Course that leaves institutional inertia or laziness as additional prime obstacles.
When a friend of the family had a heart attack resulting in temporary cardiac arrest recently this aspect of treatment consisted of keeping them in a chemically induced coma for several days after the incident and cooling them to somewhere around ~34 C (I’m estimating based on what I heard), then slowly warming them and withdrawing the drugs.
I’ve wondered if that sort of dramatic cooling is more of an optimal path to cryonic preservation than the current method of waiting for “natural” death and then immediate perfusion. E.g. since it’s an official medical treatment, get cooled significantly “to prevent organ damage” and kept in that state until some measure of clinical death occurs, at which point it may be more likely to avoid ischemia.
I looked into cold-water drownings for similar reasons but it appears to me that what actually happens is just a preservation of oxygen in the brain and heart and lungs by the mammalian diving reflex and not necessarily any reduction in risk from ischemia during subsequent cryonic suspension. But being pre-cooled may still have some advantages.
Cooling to a few degrees below normal body temperature for a few days after ishchemia does help keep down reperfusion injury and after-the-fact inflammatory brain damage and is indeed now the standard of care at some heart centers around the US now...
Maybe a naive question, but you’ve got me curious: why is it the standard of care at some heart centers, rather than most or none? Is it a matter of cost, or are the benefits you mentioned not well-established, or are heart centers slow to change their standard of care? Or is it some fourth thing I didn’t think of?
It was recommended as potentially useful all the way back in the 2005 American Heart Association guidelines for CPR, actually, and there’s been spotty literature even further back.

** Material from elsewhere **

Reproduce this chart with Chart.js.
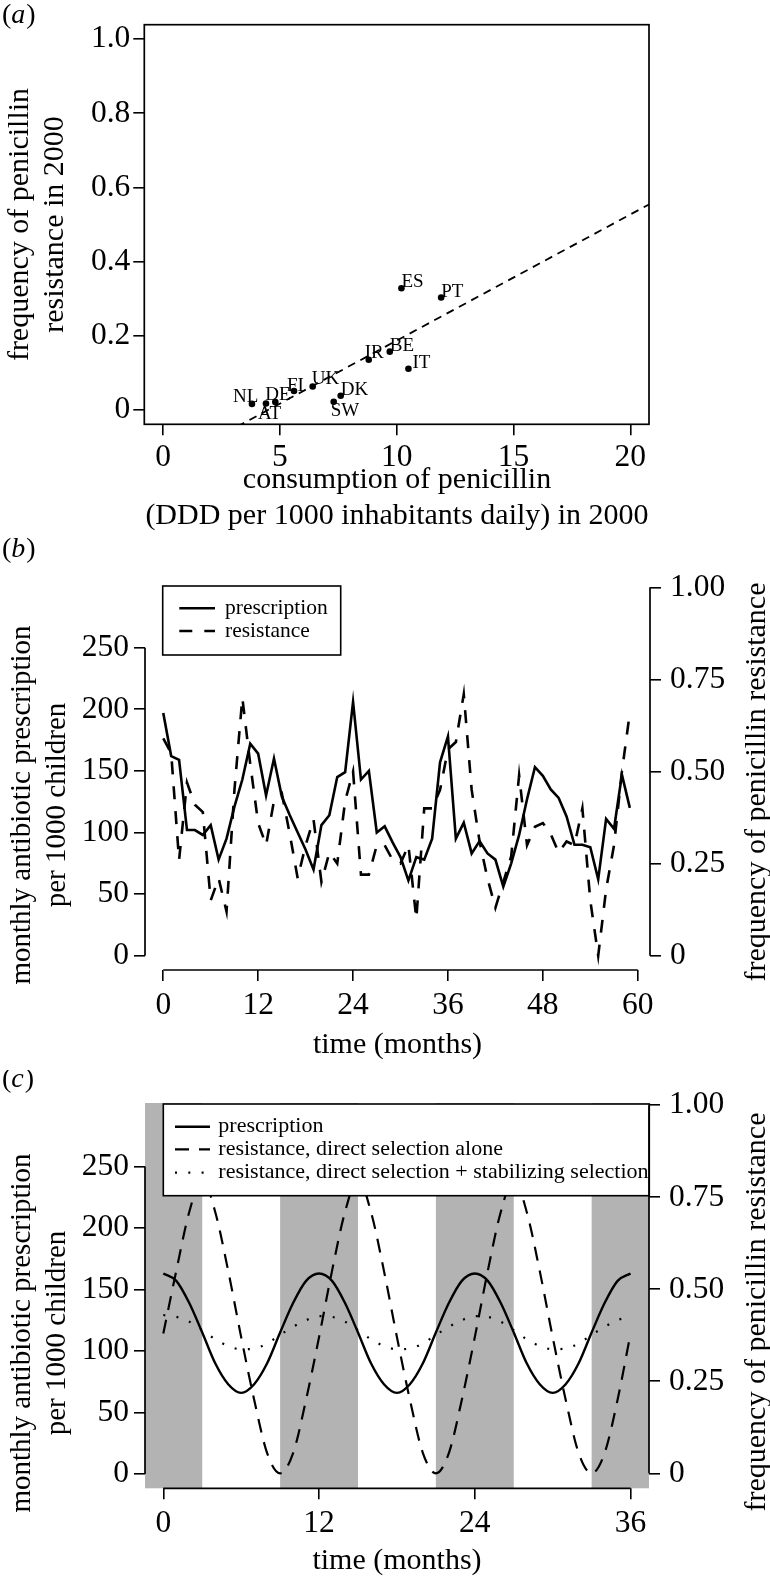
<!DOCTYPE html>
<html><head><meta charset="utf-8">
<script src="https://cdn.jsdelivr.net/npm/chart.js"></script>
<style>
html,body{margin:0;padding:0;background:#fff;}
#wrap{position:relative;width:770px;height:1582px;overflow:hidden;}
canvas{position:absolute;left:0;}
</style></head><body>
<div id="wrap">
<canvas id="ca" width="770" height="540" style="top:0px;width:770px;height:540px"></canvas>
<canvas id="cb" width="770" height="570" style="top:520px;width:770px;height:570px"></canvas>
<canvas id="cc" width="770" height="512" style="top:1070px;width:770px;height:512px"></canvas>
</div>
<script>
// ---------- Panel (a) data ----------
const countries      = ['NL','AT','DE','FI','UK','SW','DK','IR','BE','ES','IT','PT'];
const consumption    = [3.8, 4.4, 4.8, 5.6, 6.4, 7.3, 7.6, 8.8, 9.7, 10.2, 10.5, 11.9];
const resistance2000 = [0.016, 0.017, 0.021, 0.051, 0.063, 0.022, 0.038, 0.135, 0.157, 0.328, 0.111, 0.303];
const fitX = [0, 21];
const fitY = [-0.153, 0.561];
const aXTicks = [0, 5, 10, 15, 20];
const aXTickLabels = ['0','5','10','15','20'];
const aYTicks = [0, 0.2, 0.4, 0.6, 0.8, 1.0];
const aYTickLabels = ['0','0.2','0.4','0.6','0.8','1.0'];

// ---------- Panel (b) data ----------
const monthsB = [0,1,2,3,4,5,6,7,8,9,10,11,12,13,14,15,16,17,18,19,20,21,22,23,24,25,26,27,28,29,
                 30,31,32,33,34,35,36,37,38,39,40,41,42,43,44,45,46,47,48,49,50,51,52,53,54,55,56,57,58,59];
const prescriptionB = [197,162,159,102,102,98,106,78,95,121,143,172,164,130,160,129,114,100,86,70,
                       106,114,145,149,206,143,150,100,105,92,80,61,80,78,95,157,178,95,108,83,
                       93,83,78,56,75,98,127,153,146,135,128,113,90,90,88,62,111,103,147,120];
const resistanceB = [0.59,0.55,0.26,0.47,0.41,0.39,0.15,0.21,0.12,0.45,0.70,0.52,0.36,0.30,0.42,0.44,0.33,0.21,0.30,0.37,
                     0.20,0.28,0.25,0.42,0.50,0.22,0.22,0.30,0.30,0.26,0.25,0.30,0.10,0.40,0.40,0.45,0.56,0.58,0.71,0.45,
                     0.31,0.21,0.13,0.20,0.27,0.49,0.30,0.35,0.36,0.33,0.28,0.31,0.30,0.40,0.15,0.00,0.18,0.30,0.50,0.66];
const bXTicks = [0, 12, 24, 36, 48, 60];
const leftTicks = [0, 50, 100, 150, 200, 250];
const leftTickLabels = ['0','50','100','150','200','250'];
const rightTicks = [0, 0.25, 0.5, 0.75, 1];
const rightTickLabels = ['0','0.25','0.50','0.75','1.00'];

// ---------- Panel (c) data ----------
const monthsC = [0,1,2,3,4,5,6,7,8,9,10,11,12,13,14,15,16,17,18,19,20,21,22,23,24,25,26,27,28,29,30,31,32,33,34,35,36];
const prescriptionC = [163,157,139,115,90,73,66,73,90,115,139,157,163,157,139,115,90,73,66,73,90,115,139,157,
                       163,157,139,115,90,73,66,73,90,115,139,157,163];
const resistDirectC = [0.38,0.55,0.71,0.80,0.71,0.55,0.37,0.20,0.055,0,0.055,0.20,0.37,0.55,0.71,0.80,0.71,0.55,0.37,
                       0.20,0.055,0,0.055,0.20,0.37,0.55,0.71,0.80,0.71,0.55,0.37,0.20,0.055,0,0.055,0.20,0.38];
const resistStabC = [0.430,0.425,0.412,0.389,0.364,0.346,0.337,0.339,0.353,0.376,0.398,0.416,0.427,0.425,0.412,0.389,
                     0.364,0.346,0.337,0.339,0.353,0.376,0.398,0.416,0.427,0.425,0.412,0.389,0.364,0.346,0.337,0.339,
                     0.353,0.376,0.398,0.416,0.427];
const cXTicks = [0, 12, 24, 36];
const bandStart = [-2, 9, 21, 33];
const bandEnd   = [3, 15, 27, 38];

// ---------- common ----------
const SERIF = '"Liberation Serif", "DejaVu Serif", serif';
const TICK = 31.5, TITLE = 30, LEG = 21.5;
Chart.defaults.font.family = SERIF;
Chart.defaults.color = '#000';

const toXY = (xs, ys) => xs.map((x, i) => ({x: x, y: ys[i]}));

function makeScale(opt) {
  return {
    type: 'linear',
    position: opt.position,
    min: opt.min, max: opt.max,
    afterBuildTicks: s => { s.ticks = opt.ticks.map(v => ({value: v})); },
    afterFit: s => { if (opt.width !== undefined) s.width = opt.width; if (opt.height !== undefined) s.height = opt.height; },
    ticks: {
      autoSkip: false, maxRotation: 0, minRotation: 0,
      padding: opt.padding,
      color: '#000',
      font: {size: TICK, family: SERIF},
      callback: (v, i) => opt.labels[i]
    },
    grid: {display: true, drawOnChartArea: false, drawTicks: true, tickLength: 11, color: '#000', lineWidth: 1.6},
    border: {display: false}
  };
}

const rAxes = {
  id: 'rAxes',
  afterDraw(chart, args, opts) {
    const ctx = chart.ctx;
    ctx.save();
    ctx.strokeStyle = '#000';
    ctx.lineWidth = 1.7;
    (opts.lines || []).forEach(id => {
      const s = chart.scales[id];
      const ts = s.ticks;
      const p1 = s.getPixelForValue(ts[0].value);
      const p2 = s.getPixelForValue(ts[ts.length - 1].value);
      ctx.beginPath();
      if (s.isHorizontal()) { ctx.moveTo(p1, s.top); ctx.lineTo(p2, s.top); }
      else { const x = s.position === 'left' ? s.right : s.left; ctx.moveTo(x, p1); ctx.lineTo(x, p2); }
      ctx.stroke();
    });
    if (opts.box) {
      const a = chart.chartArea;
      ctx.strokeRect(a.left, a.top, a.right - a.left, a.bottom - a.top);
    }
    ctx.restore();
  }
};

const texts = {
  id: 'texts',
  afterDraw(chart, args, opts) {
    const ctx = chart.ctx;
    (opts.items || []).forEach(it => {
      ctx.save();
      ctx.fillStyle = '#000';
      ctx.textBaseline = 'middle';
      ctx.translate(it.x, it.y);
      if (it.rot) ctx.rotate(it.rot);
      if (it.letter) {
        const size = it.size;
        ctx.textAlign = 'left';
        ctx.font = size + 'px ' + SERIF;
        let x = 0;
        ctx.fillText('(', x, 0); x += ctx.measureText('(').width;
        ctx.font = 'italic ' + size + 'px ' + SERIF;
        ctx.fillText(it.letter, x, 0); x += ctx.measureText(it.letter).width + 1;
        ctx.font = size + 'px ' + SERIF;
        ctx.fillText(')', x, 0);
      } else {
        ctx.textAlign = it.align || 'center';
        ctx.font = it.size + 'px ' + SERIF;
        ctx.fillText(it.t, 0, 0);
      }
      ctx.restore();
    });
  }
};

const pointLabels = {
  id: 'pointLabels',
  afterDatasetsDraw(chart, args, opts) {
    if (!opts.offsets) return;
    const ctx = chart.ctx;
    const meta = chart.getDatasetMeta(opts.dataset);
    ctx.save();
    ctx.fillStyle = '#000';
    ctx.font = opts.size + 'px ' + SERIF;
    ctx.textAlign = 'left';
    ctx.textBaseline = 'middle';
    meta.data.forEach((el, i) => {
      const lab = opts.labels[i];
      const o = opts.offsets[lab] || [0, -6];
      ctx.fillText(lab, el.x + o[0], el.y + o[1]);
    });
    ctx.restore();
  }
};

const bands = {
  id: 'bands',
  beforeDatasetsDraw(chart, args, opts) {
    if (!opts.starts) return;
    const ctx = chart.ctx, a = chart.chartArea, xs = chart.scales.x;
    ctx.save();
    ctx.fillStyle = opts.color;
    opts.starts.forEach((s, i) => {
      let x1 = Math.max(a.left, xs.getPixelForValue(s));
      let x2 = Math.min(a.right, xs.getPixelForValue(opts.ends[i]));
      ctx.fillRect(x1, a.top, x2 - x1, a.bottom - a.top);
    });
    ctx.restore();
  }
};

const boxLegend = {
  id: 'boxLegend',
  afterDatasetsDraw(chart, args, opts) {
    if (!opts.box) return;
    const ctx = chart.ctx;
    const [x1, y1, x2, y2] = opts.box;
    ctx.save();
    ctx.fillStyle = '#fff';
    ctx.fillRect(x1, y1, x2 - x1, y2 - y1);
    opts.rows.forEach((ry, i) => {
      const ds = chart.data.datasets[i];
      ctx.save();
      ctx.strokeStyle = '#000';
      ctx.lineWidth = ds.borderWidth;
      ctx.setLineDash(ds.borderDash || []);
      ctx.lineCap = ds.borderCapStyle || 'butt';
      ctx.beginPath();
      ctx.moveTo(opts.sx1, ry); ctx.lineTo(opts.sx2, ry);
      ctx.stroke();
      ctx.restore();
      ctx.fillStyle = '#000';
      ctx.font = opts.size + 'px ' + SERIF;
      ctx.textAlign = 'left';
      ctx.textBaseline = 'middle';
      ctx.fillText(ds.label, opts.tx, ry);
    });
    ctx.strokeStyle = '#000';
    ctx.lineWidth = 1.6;
    ctx.strokeRect(x1, y1, x2 - x1, y2 - y1);
    ctx.restore();
  }
};

const basePlugins = {legend: {display: false}, tooltip: {enabled: false}};

// ---------- Chart (a) ----------
new Chart(document.getElementById('ca'), {
  type: 'scatter',
  data: {
    datasets: [
      {label: 'countries', data: toXY(consumption, resistance2000), pointRadius: 3.3, pointBackgroundColor: '#000',
       pointBorderColor: '#000', pointBorderWidth: 0, showLine: false},
      {label: 'fit', data: toXY(fitX, fitY), showLine: true, pointRadius: 0, borderColor: '#000', borderWidth: 1.8,
       borderDash: [8, 6], clip: 0}
    ]
  },
  options: {
    responsive: false, animation: false, devicePixelRatio: 1,
    layout: {padding: {top: 24.7, right: 121, left: 0, bottom: 0}},
    scales: {
      x: makeScale({position: 'bottom', min: -0.81, max: 20.8, ticks: aXTicks, labels: aXTickLabels, padding: 4, height: 115.7}),
      y: makeScale({position: 'left', min: -0.039, max: 1.039, ticks: aYTicks, labels: aYTickLabels, padding: 3, width: 144.3})
    },
    plugins: Object.assign({}, basePlugins, {
      rAxes: {box: true, lines: []},
      pointLabels: {dataset: 0, labels: countries, size: 19,
        offsets: {ES:[0,-6], PT:[0,-6], BE:[0,-6], IR:[-4,-7], IT:[4,-6], UK:[-1,-7], FI:[-7,-5],
                  DK:[0,-6], SW:[-3,9], NL:[-19,-7], AT:[-8,10], DE:[-10,-7]}},
      texts: {items: [
        {letter: 'a', x: 2, y: 16, size: 28},
        {t: 'frequency of penicillin', x: 20, y: 224.5, rot: -Math.PI / 2, size: TITLE},
        {t: 'resistance in 2000', x: 55, y: 224.5, rot: -Math.PI / 2, size: TITLE},
        {t: 'consumption of penicillin', x: 397, y: 480, size: TITLE},
        {t: '(DDD per 1000 inhabitants daily) in 2000', x: 397, y: 516, size: TITLE}
      ]}
    })
  },
  plugins: [rAxes, pointLabels, texts]
});

// ---------- Chart (b) ----------
new Chart(document.getElementById('cb'), {
  type: 'line',
  data: {
    datasets: [
      {label: 'prescription', data: toXY(monthsB, prescriptionB), yAxisID: 'y', borderColor: '#000', borderWidth: 2.6,
       pointRadius: 0, tension: 0, borderJoinStyle: 'miter'},
      {label: 'resistance', data: toXY(monthsB, resistanceB), yAxisID: 'y2', borderColor: '#000', borderWidth: 2.6,
       borderDash: [13, 12], pointRadius: 0, tension: 0}
    ]
  },
  options: {
    responsive: false, animation: false, devicePixelRatio: 1,
    layout: {padding: {top: 64.1, right: 0, left: 0, bottom: 0}},
    scales: {
      x: makeScale({position: 'bottom', min: -2.31, max: 61.55, ticks: bXTicks, labels: bXTicks.map(String), padding: 6, height: 120}),
      y: makeScale({position: 'left', min: -11.6, max: 301.6, ticks: leftTicks, labels: leftTickLabels, padding: 5, width: 145}),
      y2: makeScale({position: 'right', min: -0.0388, max: 1.0087, ticks: rightTicks, labels: rightTickLabels, padding: 9, width: 120})
    },
    plugins: Object.assign({}, basePlugins, {
      rAxes: {lines: ['x', 'y', 'y2']},
      boxLegend: {box: [162.7, 66, 340.7, 135], rows: [88.3, 111], sx1: 179.3, sx2: 215, tx: 225, size: LEG},
      texts: {items: [
        {letter: 'b', x: 2, y: 30, size: 28},
        {t: 'monthly antibiotic prescription', x: 22, y: 285, rot: -Math.PI / 2, size: TITLE - 1},
        {t: 'per 1000 children', x: 57, y: 285, rot: -Math.PI / 2, size: TITLE - 1},
        {t: 'frequency of penicillin resistance', x: 757, y: 262, rot: -Math.PI / 2, size: TITLE},
        {t: 'time (months)', x: 397.5, y: 525, size: TITLE}
      ]}
    })
  },
  plugins: [rAxes, boxLegend, texts]
});

// ---------- Chart (c) ----------
new Chart(document.getElementById('cc'), {
  type: 'line',
  data: {
    datasets: [
      {label: 'prescription', data: toXY(monthsC, prescriptionC), yAxisID: 'y', borderColor: '#000', borderWidth: 2.4,
       pointRadius: 0, cubicInterpolationMode: 'monotone'},
      {label: 'resistance, direct selection alone', data: toXY(monthsC, resistDirectC), yAxisID: 'y2', borderColor: '#000',
       borderWidth: 2.2, borderDash: [14, 10], pointRadius: 0, cubicInterpolationMode: 'monotone'},
      {label: 'resistance, direct selection + stabilizing selection', data: toXY(monthsC, resistStabC), yAxisID: 'y2',
       borderColor: '#000', borderWidth: 2.2, borderDash: [2, 11.3], pointRadius: 0, cubicInterpolationMode: 'monotone'}
    ]
  },
  options: {
    responsive: false, animation: false, devicePixelRatio: 1,
    layout: {padding: {top: 33, right: 0, left: 0, bottom: 0}},
    scales: {
      x: makeScale({position: 'bottom', min: -1.41, max: 37.42, ticks: cXTicks, labels: cXTicks.map(String), padding: 6, height: 93.7}),
      y: makeScale({position: 'left', min: -11.6, max: 301.6, ticks: leftTicks, labels: leftTickLabels, padding: 5, width: 145}),
      y2: makeScale({position: 'right', min: -0.0407, max: 1.006, ticks: rightTicks, labels: rightTickLabels, padding: 9, width: 121})
    },
    plugins: Object.assign({}, basePlugins, {
      bands: {starts: bandStart, ends: bandEnd, color: '#b3b3b3'},
      rAxes: {lines: ['x', 'y', 'y2']},
      boxLegend: {box: [163.3, 34, 649.3, 125.7], rows: [56.7, 79.3, 102.7], sx1: 175, sx2: 210, tx: 218.3, size: 22},
      texts: {items: [
        {letter: 'c', x: 2, y: 10, size: 28},
        {t: 'monthly antibiotic prescription', x: 22, y: 263, rot: -Math.PI / 2, size: TITLE - 1},
        {t: 'per 1000 children', x: 57, y: 263, rot: -Math.PI / 2, size: TITLE - 1},
        {t: 'frequency of penicillin resistance', x: 757, y: 242, rot: -Math.PI / 2, size: TITLE},
        {t: 'time (months)', x: 397, y: 491, size: TITLE}
      ]}
    })
  },
  plugins: [bands, rAxes, boxLegend, texts]
});
</script>
</body></html>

It isn’t so much about preserving function during hypoxia (that damage is already done by the time they get to the hospital) as preventing the subsequent damage that happens both immediately after and over several days after restoration of bloodflow. This is due to reperfusion injury as cells poison themselves due to metabolisms disrupted by the hypoxia, and slower issues caused by the immune system reacting via inflammation against very slight brain damage and thus greatly exascerbating it (a useful response to physical damage in peripheral tissue but problematic if you manage to restart someone’s heart).
I suspect the reasons for slow adoption consist of it having a focus that is very different than the ususal ‘get the blood flowing again’ aspect, where the bloodflow and proper immune function is actually the problem, and the fact that you need the equipment procedures and institutional coordination to integrate another step of care for a day or more after the acute treatment. I don’t think its so much a question of cost as setting up all the procedures and conditionals and institutional experience to do it reliably and automatically.
Course that leaves institutional inertia or laziness as additional prime obstacles.
See http://emedicine.medscape.com/article/812407-overview
When a friend of the family had a heart attack resulting in temporary cardiac arrest recently this aspect of treatment consisted of keeping them in a chemically induced coma for several days after the incident and cooling them to somewhere around ~34 C (I’m estimating based on what I heard), then slowly warming them and withdrawing the drugs.